Their findings are published in the journal Cancer Cell in a paper titled, “Determinants of anti-PD-1 response and resistance in clear cell renal cell carcinoma.”
The researchers analyzed 115 tumor samples from 15 people with metastatic ccRCC who received the immunotherapy drug nivolumab through the ADAPTeR clinical trial.
“ADAPTeR is a prospective, Phase II study of nivolumab (anti-PD-1) in 15 treatment-naive patients (115 multiregion tumor samples) with metastatic ccRCC aiming to understand the mechanism underpinning therapeutic response,” the researchers wrote. “Genomic analyses show no correlation between tumor molecular features and response, whereas ccRCC-specific human endogenous retrovirus expression indirectly correlates with clinical response.”
“Analyzing multiple samples from each patient, both from different parts of the kidney tumor and from tumors that have spread to other organs, is critically important. It’s known that molecular information in kidney cancer is distributed like a mosaic within the tumor— such that taking a single sample may not capture all the information needed for a comprehensive analysis,” explained Lewis Au, FRACP, co-lead author, oncologist, and research fellow in the Cancer Dynamics Laboratory at the Crick.
The researchers took tumor samples at various stages of cancer treatment. The researchers observed different tumor characteristics and measures of immune response to see if any corresponded to immunotherapy.
They discovered an increased number of specific “clonal” T-cell receptors, proteins on the surface of T cells present in the tumor before treatment, was linked to a greater chance of positive immunotherapy response. And if these T-cell receptors were maintained during treatment, this was the strongest indicator that treatment would be effective.
Lewis added: “In people who respond to this immunotherapy there is a group of T cells which appear to have already recognized the tumor, through these specific receptors. These cells, with potential tumor killing activity, are sitting on the tumor but they need the drug to kick them into action. When T cells bearing these receptors are effectively attacking the tumor, we can see them accumulating within the cancer. But in cases where their receptors don’t recognize the tumor, they are replaced by other T cells with different receptors as the immune system tries to find a match that recognizes and kills the tumor.
“Our study also shows how in-depth studies of cancer biology within clinical trials can be incredibly powerful.”
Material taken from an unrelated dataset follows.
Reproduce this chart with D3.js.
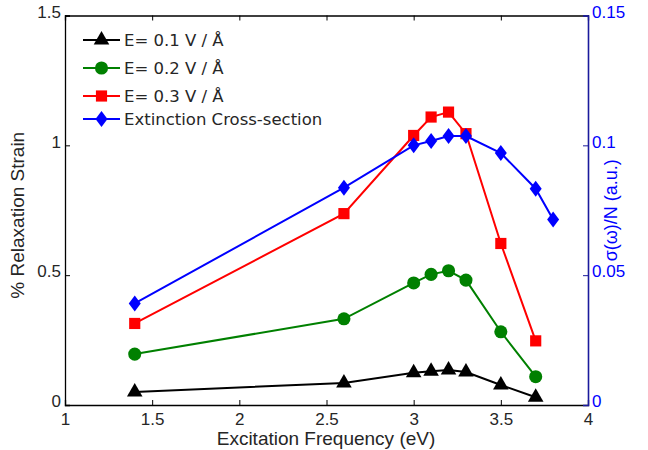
<!DOCTYPE html>
<html><head><meta charset="utf-8">
<script src="https://cdn.jsdelivr.net/npm/d3@7"></script>
<style>body{margin:0;background:#fff}svg{display:block}text{font-family:"Liberation Sans",Arial,sans-serif}</style>
</head><body>
<svg id="c" width="648" height="450"></svg>
<script>
const freq = [1.4, 2.6, 3.0, 3.1, 3.2, 3.3, 3.5, 3.7];
const freqExt = [1.4, 2.6, 3.0, 3.1, 3.2, 3.3, 3.5, 3.7, 3.8];
const strain01 = [0.05, 0.085, 0.124, 0.13, 0.135, 0.127, 0.077, 0.03];
const strain02 = [0.196, 0.332, 0.47, 0.503, 0.517, 0.481, 0.282, 0.109];
const strain03 = [0.314, 0.737, 1.038, 1.109, 1.128, 1.045, 0.622, 0.247];
const extinction = [0.0391, 0.0837, 0.1, 0.1017, 0.1036, 0.1036, 0.097, 0.0833, 0.0714];
const xTicks = [1, 1.5, 2, 2.5, 3, 3.5, 4];
const yLeftTicks = [0, 0.5, 1, 1.5];
const yRightTicks = [0, 0.05, 0.1, 0.15];
const legendLabels = ["E= 0.1 V / Å", "E= 0.2 V / Å", "E= 0.3 V / Å", "Extinction Cross-section"];

const svg = d3.select("#c");
const L = 65, R = 588, T = 15.5, B = 405;
const x = d3.scaleLinear().domain([1, 4]).range([L, R]);
const yL = d3.scaleLinear().domain([0, 1.5]).range([B, T]);
const yR = d3.scaleLinear().domain([0, 0.15]).range([B, T]);
const txt = "#262626", blueAx = "#1a1a9c";

// axes
const gx = svg.append("g").attr("transform", `translate(0,${B})`)
  .call(d3.axisBottom(x).tickValues(xTicks).tickSize(-5).tickPadding(8).tickFormat(d3.format("")));
const gxt = svg.append("g").attr("transform", `translate(0,${T})`)
  .call(d3.axisTop(x).tickValues(xTicks).tickSize(-5).tickFormat(""));
const gy = svg.append("g").attr("transform", `translate(${L},0)`)
  .call(d3.axisLeft(yL).tickValues(yLeftTicks).tickSize(-5).tickPadding(4).tickFormat(d3.format("")));
const gyr = svg.append("g").attr("transform", `translate(${R},0)`)
  .call(d3.axisRight(yR).tickValues(yRightTicks).tickSize(-5).tickPadding(4).tickFormat(d3.format("")));
[gx, gxt, gy].forEach(g => {
  g.select(".domain").attr("stroke", "#000").attr("stroke-width", 1.3);
  g.selectAll(".tick line").attr("stroke", "#000");
  g.selectAll("text").attr("fill", txt).style("font-size", "17px");
});
gyr.select(".domain").attr("stroke", blueAx).attr("stroke-width", 1.6);
gyr.selectAll(".tick line").attr("stroke", blueAx);
gyr.selectAll("text").attr("fill", "#0000ff").style("font-size", "17px");
gy.selectAll(".tick text").attr("dy", "0.1em");
gyr.selectAll(".tick text").attr("dy", "0.1em");

// labels
svg.append("text").attr("x", 326).attr("y", 445).attr("text-anchor", "middle")
  .attr("fill", txt).style("font-size", "19px").text("Excitation Frequency (eV)");
svg.append("text").attr("transform", `translate(24,${(T + B) / 2 + 5}) rotate(-90)`).attr("text-anchor", "middle")
  .attr("fill", txt).style("font-size", "19px").text("% Relaxation Strain");
svg.append("text").attr("transform", `translate(617,${(T + B) / 2}) rotate(-90)`).attr("text-anchor", "middle")
  .attr("fill", "#0000ff").style("font-size", "18px").text("σ(ω)/N (a.u.)");

const series = [
  {xs: freq, ys: strain01, sc: yL, color: "#000000", sym: d3.symbolTriangle, size: 105},
  {xs: freq, ys: strain02, sc: yL, color: "#008000", sym: d3.symbolCircle, size: 135},
  {xs: freq, ys: strain03, sc: yL, color: "#ff0000", sym: d3.symbolSquare, size: 125},
  {xs: freqExt, ys: extinction, sc: yR, color: "#0000ff", sym: "diamond", size: 0}
];
const diamond = "M0,-8L6,0L0,8L-6,0Z";
function marker(g, s, px, py) {
  const p = s.sym === "diamond" ? diamond : d3.symbol().type(s.sym).size(s.size)();
  g.append("path").attr("d", p).attr("transform", `translate(${px},${py})`).attr("fill", s.color);
}
series.forEach(s => {
  const pts = s.xs.map((v, i) => [x(v), s.sc(s.ys[i])]);
  svg.append("path").attr("d", d3.line()(pts)).attr("fill", "none")
    .attr("stroke", s.color).attr("stroke-width", 2);
  const g = svg.append("g");
  pts.forEach(p => marker(g, s, p[0], p[1]));
});

// legend
const legY = [40, 68, 96, 119];
series.forEach((s, i) => {
  const y = legY[i];
  svg.append("line").attr("x1", 83).attr("x2", 120).attr("y1", y).attr("y2", y)
    .attr("stroke", s.color).attr("stroke-width", 2);
  marker(svg, s, 101.5, y);
  svg.append("text").attr("x", 124).attr("y", y).attr("dy", "0.36em").attr("fill", txt)
    .style("font-family", "'DejaVu Sans', sans-serif").style("font-size", "16.5px").text(legendLabels[i]);
});
</script>
</body></html>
Emine Hatipoglu, co-lead author, specialist oncology registrar, and Cancer Research UK clinical research fellow at UCL Cancer Institute added: “This study helps us understand why this immunotherapy sometimes works and sometimes doesn’t. There is a specific T-cell response that increases the chance of effective treatment. With this deeper biological knowledge, it might be possible to find new cellular or combination therapies that increase the chance of survival for our patients.”